Same thing with RID_Owner being a tree where it could be a hash map, or a slotmap. Also the Octree implementation for culling has the exact same issue.
I want to ask about the design intention behind that total and absolute overuse of linked lists and dreadful performance pointer heavy data structures everywhere in the code. Is that for a specific reason? In most of the cases a “chunked” linked list, where you do a linked list of arrays would automatically bring performance gains on the same code.
The use of these data structures also prevents any kind of “easy” parallelism in a good chunk of the code and completely trashes the cache.
I am working on making a proof of concept implementation of refactoring some of the internals to use better data structures. At this moment i am working on a rewrite of the culling code which bypasses the current octree and just uses a flat array with optional parallelism. Ill use the tps-demo as benchmark and come back with results, which in fact i have benchmarked to go 25 levels deep on that octree…
On another more happy note, i am very impressed with the code style quality, everything is easy to follow and understand, and quite well commented.

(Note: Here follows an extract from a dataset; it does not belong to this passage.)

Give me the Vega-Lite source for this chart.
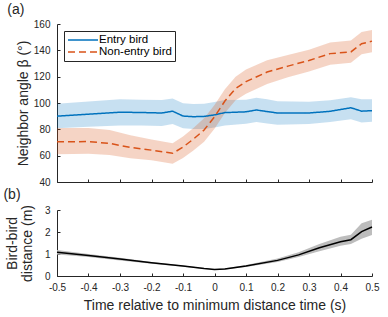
{
  "$schema": "https://vega.github.io/schema/vega-lite/v6.json",
  "padding": {"left": 3, "top": 3, "right": 8, "bottom": 4},
  "background": "white",
  "config": {
    "font": "Liberation Sans",
    "view": {"stroke": null},
    "axis": {
      "grid": false,
      "domainColor": "#262626",
      "tickColor": "#262626",
      "labelColor": "#262626",
      "titleColor": "#262626",
      "labelFontSize": 10,
      "titleFontSize": 14,
      "titleFontWeight": "normal",
      "tickSize": -3,
      "labelOverlap": false
    },
    "axisY": {"labelPadding": 10},
    "axisX": {"labelPadding": 9},
    "title": {"fontSize": 14, "fontWeight": "normal", "color": "#262626", "anchor": "start", "frame": "bounds"}
  },
  "datasets": {
    "angle": [
      {"series": "Entry bird", "t": -0.5, "m": 90.0, "lo": 80.8, "hi": 99.5},
      {"series": "Entry bird", "t": -0.4, "m": 91.5, "lo": 82.0, "hi": 101.2},
      {"series": "Entry bird", "t": -0.3, "m": 93.0, "lo": 83.0, "hi": 102.8},
      {"series": "Entry bird", "t": -0.233, "m": 92.8, "lo": 83.0, "hi": 102.5},
      {"series": "Entry bird", "t": -0.167, "m": 92.4, "lo": 82.5, "hi": 102.3},
      {"series": "Entry bird", "t": -0.133, "m": 93.8, "lo": 84.0, "hi": 103.5},
      {"series": "Entry bird", "t": -0.1, "m": 90.1, "lo": 80.8, "hi": 99.8},
      {"series": "Entry bird", "t": -0.067, "m": 89.6, "lo": 80.3, "hi": 99.3},
      {"series": "Entry bird", "t": -0.033, "m": 89.8, "lo": 80.3, "hi": 99.5},
      {"series": "Entry bird", "t": 0.0, "m": 91.0, "lo": 81.3, "hi": 100.7},
      {"series": "Entry bird", "t": 0.033, "m": 92.7, "lo": 83.0, "hi": 102.2},
      {"series": "Entry bird", "t": 0.1, "m": 93.3, "lo": 84.2, "hi": 102.5},
      {"series": "Entry bird", "t": 0.133, "m": 94.7, "lo": 85.5, "hi": 104.0},
      {"series": "Entry bird", "t": 0.167, "m": 93.5, "lo": 84.5, "hi": 102.8},
      {"series": "Entry bird", "t": 0.2, "m": 92.4, "lo": 83.5, "hi": 101.3},
      {"series": "Entry bird", "t": 0.3, "m": 92.4, "lo": 84.0, "hi": 101.0},
      {"series": "Entry bird", "t": 0.367, "m": 93.7, "lo": 85.5, "hi": 102.0},
      {"series": "Entry bird", "t": 0.433, "m": 96.4, "lo": 87.6, "hi": 104.3},
      {"series": "Entry bird", "t": 0.467, "m": 93.8, "lo": 85.1, "hi": 102.8},
      {"series": "Entry bird", "t": 0.5, "m": 94.2, "lo": 85.8, "hi": 102.8},
      {"series": "Non-entry bird", "t": -0.5, "m": 70.5, "lo": 61.0, "hi": 81.0},
      {"series": "Non-entry bird", "t": -0.4, "m": 70.7, "lo": 61.5, "hi": 81.0},
      {"series": "Non-entry bird", "t": -0.333, "m": 69.3, "lo": 60.5, "hi": 79.5},
      {"series": "Non-entry bird", "t": -0.267, "m": 66.3, "lo": 58.0, "hi": 75.5},
      {"series": "Non-entry bird", "t": -0.2, "m": 64.2, "lo": 56.5, "hi": 72.3},
      {"series": "Non-entry bird", "t": -0.133, "m": 61.8, "lo": 53.8, "hi": 69.5},
      {"series": "Non-entry bird", "t": -0.1, "m": 66.5, "lo": 58.3, "hi": 74.5},
      {"series": "Non-entry bird", "t": -0.067, "m": 72.6, "lo": 64.0, "hi": 81.0},
      {"series": "Non-entry bird", "t": -0.033, "m": 79.5, "lo": 70.5, "hi": 88.5},
      {"series": "Non-entry bird", "t": 0.0, "m": 89.5, "lo": 80.5, "hi": 98.5},
      {"series": "Non-entry bird", "t": 0.033, "m": 101.5, "lo": 92.5, "hi": 110.5},
      {"series": "Non-entry bird", "t": 0.067, "m": 111.0, "lo": 102.0, "hi": 120.0},
      {"series": "Non-entry bird", "t": 0.1, "m": 116.3, "lo": 107.0, "hi": 125.5},
      {"series": "Non-entry bird", "t": 0.167, "m": 123.5, "lo": 114.5, "hi": 132.5},
      {"series": "Non-entry bird", "t": 0.233, "m": 128.0, "lo": 119.5, "hi": 136.5},
      {"series": "Non-entry bird", "t": 0.3, "m": 132.3, "lo": 124.0, "hi": 140.5},
      {"series": "Non-entry bird", "t": 0.367, "m": 137.5, "lo": 129.0, "hi": 146.0},
      {"series": "Non-entry bird", "t": 0.433, "m": 138.8, "lo": 130.5, "hi": 147.5},
      {"series": "Non-entry bird", "t": 0.467, "m": 145.0, "lo": 137.0, "hi": 154.0},
      {"series": "Non-entry bird", "t": 0.5, "m": 147.0, "lo": 138.5, "hi": 155.5}
    ],
    "dist": [
      {"t": -0.5, "m": 1.08, "lo": 0.98, "hi": 1.18},
      {"t": -0.4, "m": 0.93, "lo": 0.86, "hi": 1.0},
      {"t": -0.3, "m": 0.77, "lo": 0.71, "hi": 0.83},
      {"t": -0.2, "m": 0.6, "lo": 0.56, "hi": 0.64},
      {"t": -0.1, "m": 0.45, "lo": 0.42, "hi": 0.48},
      {"t": -0.033, "m": 0.34, "lo": 0.32, "hi": 0.36},
      {"t": 0.0, "m": 0.3, "lo": 0.29, "hi": 0.31},
      {"t": 0.033, "m": 0.32, "lo": 0.3, "hi": 0.35},
      {"t": 0.1, "m": 0.45, "lo": 0.41, "hi": 0.5},
      {"t": 0.2, "m": 0.71, "lo": 0.64, "hi": 0.8},
      {"t": 0.267, "m": 0.96, "lo": 0.86, "hi": 1.08},
      {"t": 0.333, "m": 1.28, "lo": 1.12, "hi": 1.45},
      {"t": 0.4, "m": 1.56, "lo": 1.38, "hi": 1.78},
      {"t": 0.433, "m": 1.65, "lo": 1.45, "hi": 1.88},
      {"t": 0.467, "m": 2.02, "lo": 1.69, "hi": 2.4},
      {"t": 0.5, "m": 2.23, "lo": 1.86, "hi": 2.56}
    ]
  },
  "vconcat": [
    {
      "width": 315,
      "height": 158,
      "title": {"text": "(a)", "dx": -9, "offset": 2},
      "data": {"name": "angle"},
      "encoding": {
        "x": {"field": "t", "type": "quantitative",
              "scale": {"domain": [-0.5, 0.5], "nice": false, "zero": false},
              "axis": {"values": [-0.5, -0.4, -0.3, -0.2, -0.1, 0, 0.1, 0.2, 0.3, 0.4, 0.5], "labels": false, "title": null}},
        "y": {"type": "quantitative", "scale": {"domain": [40, 160], "nice": false},
              "axis": {"values": [40, 60, 80, 100, 120, 140, 160], "labelOverlap": false, "title": "Neighbor angle β (°)", "titlePadding": 3}}
      },
      "layer": [
        {
          "transform": [{"filter": "datum.series == 'Entry bird'"}],
          "mark": {"type": "area", "color": "#0072BD", "opacity": 0.22},
          "encoding": {
            "y": {"field": "lo"},
            "y2": {"field": "hi"}
          }
        },
        {
          "transform": [{"filter": "datum.series == 'Non-entry bird'"}],
          "mark": {"type": "area", "color": "#D95319", "opacity": 0.25},
          "encoding": {
            "y": {"field": "lo"},
            "y2": {"field": "hi"}
          }
        },
        {
          "mark": {"type": "line", "strokeWidth": 1.5},
          "encoding": {
            "y": {"field": "m"},
            "color": {"field": "series", "type": "nominal",
                       "scale": {"domain": ["Entry bird", "Non-entry bird"], "range": ["#0072BD", "#D95319"]},
                       "legend": {"title": null, "orient": "top-left", "offset": 7, "strokeColor": "#262626", "fillColor": "white",
                                  "padding": 3, "symbolType": "M-3,0H3", "symbolSize": 100, "symbolOffset": 10, "symbolStrokeWidth": 1.5,
                                  "labelFontSize": 11.5, "labelColor": "#000000", "rowPadding": 0, "labelOffset": 10}},
            "strokeDash": {"field": "series", "type": "nominal",
                           "scale": {"domain": ["Entry bird", "Non-entry bird"], "range": [[1, 0], [7, 4]]},
                           "legend": {"title": null, "orient": "top-left", "offset": 7, "strokeColor": "#262626", "fillColor": "white",
                                  "padding": 3, "symbolType": "M-3,0H3", "symbolSize": 100, "symbolOffset": 10, "symbolStrokeWidth": 1.5,
                                  "labelFontSize": 11.5, "labelColor": "#000000", "rowPadding": 0, "labelOffset": 10}}
          }
        }
      ]
    },
    {
      "width": 315,
      "height": 66,
      "title": {"text": "(b)", "dx": -2, "offset": 2},
      "data": {"name": "dist"},
      "encoding": {
        "x": {"field": "t", "type": "quantitative",
              "scale": {"domain": [-0.5, 0.5], "nice": false, "zero": false},
              "axis": {"values": [-0.5, -0.4, -0.3, -0.2, -0.1, 0, 0.1, 0.2, 0.3, 0.4, 0.5],
                       "labelExpr": "datum.value == 0 ? '0' : (datum.value < 0 ? '-' + format(-datum.value, '.1f') : format(datum.value, '.1f'))",
                       "labelFlush": false, "labelOverlap": false,
                       "title": "Time relative to minimum distance time (s)", "titlePadding": 6}},
        "y": {"type": "quantitative", "scale": {"domain": [0, 3], "nice": false},
              "axis": {"values": [0, 1, 2, 3], "labelOverlap": false, "title": ["Bird-bird", "distance (m)"], "titlePadding": 10, "titleLineHeight": 15}}
      },
      "layer": [
        {
          "mark": {"type": "area", "color": "#BDBDBD"},
          "encoding": {
            "y": {"field": "lo"},
            "y2": {"field": "hi"}
          }
        },
        {
          "mark": {"type": "line", "color": "#000000", "strokeWidth": 1.5},
          "encoding": {
            "y": {"field": "m"}
          }
        }
      ]
    }
  ],
  "spacing": 1
}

Just to note on my side. This is a very old issue, almost five years old. But somehow it keeps resurfacing in social media, so I think its a good time to add some clarifications.
Everything mentioned originally has been 100% corrected (and I want to thank @vblanco20-1 who provided many of the original suggestions):
- Linked Lists no longer used in hot paths
- RID Owner uses O(1) allocation (array)
- We have a superb implementation of HashMap and HashSet in Godot 4, we even took care to ensure the hashing functions for each Godot datatype generate the best entropy, and hence have the best distribution possible.
- We use worst case memory allocators (despite the name this is a good thing, means memory grows to accommodate the game needs on demand and stays there) and pools almost everywhere performance matters.
- Data oriented structures are used now extensively where it matters.
- Original issues raised regarding culling have both been resolved in both Godot 3 and Godot 4.
- Threading now is used extensively.
- The list of improvements since this issue was opened is far too long. Five years is a long time.
Even though what is mentioned on this issue has already been taken care of, there still is work pending to do optimization wise in Godot 4:
- Multithreading in many areas still needs work (mainly on the scene side, this is very new).
- Some locking in a few areas could be better.
- Godot still does not support texture/mesh streaming, which should help a lot with I/O performance.
- And really many other things.
But the situation now is day and night compared to 2018. There has been literally hundreds of pull requests geared to optimize Godot in the meantime, to the point that Godot 4 is pretty much all new code rewritten from scratch.
There is also a lot of continued work being done to optimize different areas and this has not stopped.